Não há dúvida de que Trump, que agora se chama de “nacionalista”, está normalizando conspirações de extrema-direita. A ala dominante Trumpiana do Partido Republicano está cada vez mais assumindo aspectos de um partido de extrema direita.
Mas é fascismo ou “fascismo incipiente”? O fascismo historicamente foi incorporado em movimentos de massa compostos particularmente de pessoas de classe média deixadas desamparadas pela crise do capitalismo que visava a esmagar fisicamente as organizações da classe trabalhadora e da esquerda. Eles chegaram ao poder quando setores da classe dominante os viam como uma alternativa preferível à ameaça real de revolução social que os levaria a perder sua propriedade e poder. O contexto hoje nos EUA é obviamente bem diferente. No entanto, há uma profunda crise social e perda de legitimidade das instituições capitalistas. Em vários países europeus, o fracasso da esquerda histórica e dos partidos dos trabalhadores em defender a classe trabalhadora em face do ataque neoliberal – na verdade, assumindo eles mesmos o neoliberalismo – ajudou a abrir a porta ao crescimento dos partidos de extrema direita.

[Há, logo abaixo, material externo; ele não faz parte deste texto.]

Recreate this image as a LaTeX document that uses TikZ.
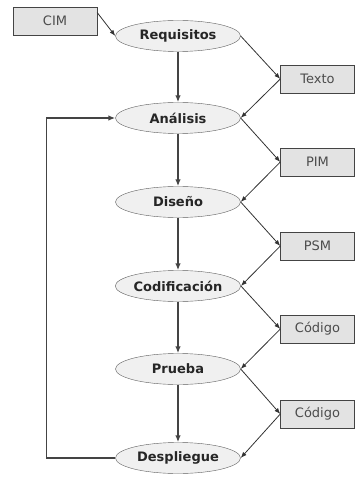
\documentclass[tikz,border=0pt]{standalone}
\usepackage{fontspec}
\setmainfont{DejaVu Sans}
\usetikzlibrary{positioning}
\usetikzlibrary{arrows.meta}
\usetikzlibrary{shapes.geometric}
\definecolor{linegray}{HTML}{444444}
\definecolor{edgegray}{HTML}{5E5E5E}
\tikzset{
        phase/.style={align=center,inner sep=0pt},
        % Process phases
        phase_step/.style={phase, ellipse, draw=edgegray, fill=gray!12, text=black!85,
                minimum width=125pt, minimum height=31pt, font=\fontsize{13}{15}\selectfont\bfseries},
        % Produced models
        phase_model/.style={phase, rectangle, draw=linegray, fill=gray!22, text=black!70,
                minimum width=74pt, minimum height=28.5pt, font=\fontsize{13}{15}\selectfont},
        % Thick flow arrows
        flow_main/.style={-{Latex[length=7pt,width=5.5pt]}, draw=linegray, line width=1.6pt},
        % Thin model arrows
        flow_model/.style={-{Latex[length=6pt,width=4.5pt]}, draw=black!80, line width=0.8pt}
}
\begin{document}
\begin{tikzpicture}[x=1pt, y=-1pt]
            \useasboundingbox (0,0) rectangle (355,478);
            % phases
            \node[phase_step] (requisitos) at (178,36) {Requisitos};
            \node[phase_step] (analisis) at (178,118) {Análisis};
            \node[phase_step] (diseno) at (178,202) {Diseño};
            \node[phase_step] (codificacion) at (178,286) {Codificación};
            \node[phase_step] (prueba) at (178,369) {Prueba};
            \node[phase_step] (despliegue) at (178,458) {Despliegue};
            % models
            \node[phase_model, minimum width=84pt] (cim) at (55,21) {CIM};
            \node[phase_model] (texto) at (317.5,79) {Texto};
            \node[phase_model] (pim) at (317.5,162) {PIM};
            \node[phase_model] (psm) at (317.5,246) {PSM};
            \node[phase_model] (codigo1) at (317.5,329) {Código};
            \node[phase_model] (codigo2) at (317.5,414) {Código};
            % main flow
            \draw[flow_main] (requisitos) -- (analisis);
            \draw[flow_main] (analisis) -- (diseno);
            \draw[flow_main] (diseno) -- (codificacion);
            \draw[flow_main] (codificacion) -- (prueba);
            \draw[flow_main] (prueba) -- (despliegue);
            \draw[flow_main] (despliegue.west) -- ++(-69,0) |- (analisis.west);
            % models in and out
            \draw[flow_model] ([yshift=-6pt]cim.north east) -- (requisitos.west);
            \draw[flow_model] (requisitos.east) -- (texto.west);
            \draw[flow_model] (texto.west) -- (analisis.east);
            \draw[flow_model] (analisis.east) -- (pim.west);
            \draw[flow_model] (pim.west) -- (diseno.east);
            \draw[flow_model] (diseno.east) -- (psm.west);
            \draw[flow_model] (psm.west) -- (codificacion.east);
            \draw[flow_model] (codificacion.east) -- (codigo1.west);
            \draw[flow_model] (codigo1.west) -- (prueba.east);
            \draw[flow_model] (prueba.east) -- (codigo2.west);
            \draw[flow_model] (codigo2.west) -- (despliegue.east);
\end{tikzpicture}
\end{document}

Embora os democratas nunca tenham sido partidos de trabalhadores ou de esquerda de verdade, há um processo análogo aqui com o abandono de sua base histórica da classe trabalhadora e o giro à direita (“centrismo”) nos anos 1980 e 90. Mas além dos contornos de uma força política de extrema direita, restam relativamente poucos fascistas organizados. Grupos fascistas sofreram um revés significativo após o assassinato de Heather Heyer em Charlottesville em 2017 e a resposta em massa que se seguiu. No entanto, eles estão novamente sendo incentivados a sair de seus buracos. Eles representam um perigo real, mas até agora limitado. O perigo muito maior e imediato é o surgimento de uma força política de extrema-direita em massa que fomente a divisão racial e atue para impedir as tentativas de unir os trabalhadores em prol de seus interesses comuns.
Há um crescente entendimento entre centenas de milhares de pessoas de que precisamos de uma força política determinada a lutar por pessoas comuns, tão duro quanto Trump está preparado para lutar pelos interesses dos bilionários. Como temos argumentado consistentemente, o projeto de tentar reformar o Partido Democrata ou empurrá-lo decisivamente para a esquerda, que envolveu um grande número de jovens ativistas, é compreensível, mas quase certo fracassará. A campanha presidencial de Bernie Sanders em 2016, na qual ele arrecadou mais de 200 milhões de dólares em pequenas doações para um programa pró-classe trabalhadora apontou para o enorme potencial para aquilo que a situação exige – um novo partido independente de esquerda baseado nos interesses dos trabalhadores e de todos os oprimidos.
Tal partido precisa basear-se na luta social de massas, que é a maneira real pela qual a direita será derrotada e haverá ganhos reais. Este ano apontou para o potencial para a construção de um movimento de massas verdadeiro e contínuo com as enormes mobilizações de mulheres, greves estudantis contra a violência armada e o maior número de greves em quase 20 anos. Particularmente, a revolta dos professores, concentrada em estados vermelhos [republicanos], mostrou o potencial da luta de classes para galvanizar setores mais amplos da sociedade. Os professores tinham demandas ousadas, incluindo a taxação das empresas para financiar a educação e reverter décadas de cortes, o que obteve um apoio de massas, inclusive entre pessoas que votaram em Trump.
Em 2019, quase certamente veremos outra onda de luta – isso deve ser combinado com a construção de um desafio político de esquerda anticorporativa ao establishment que será o começo de um processo que poderá derrotar o Trumpismo para sempre.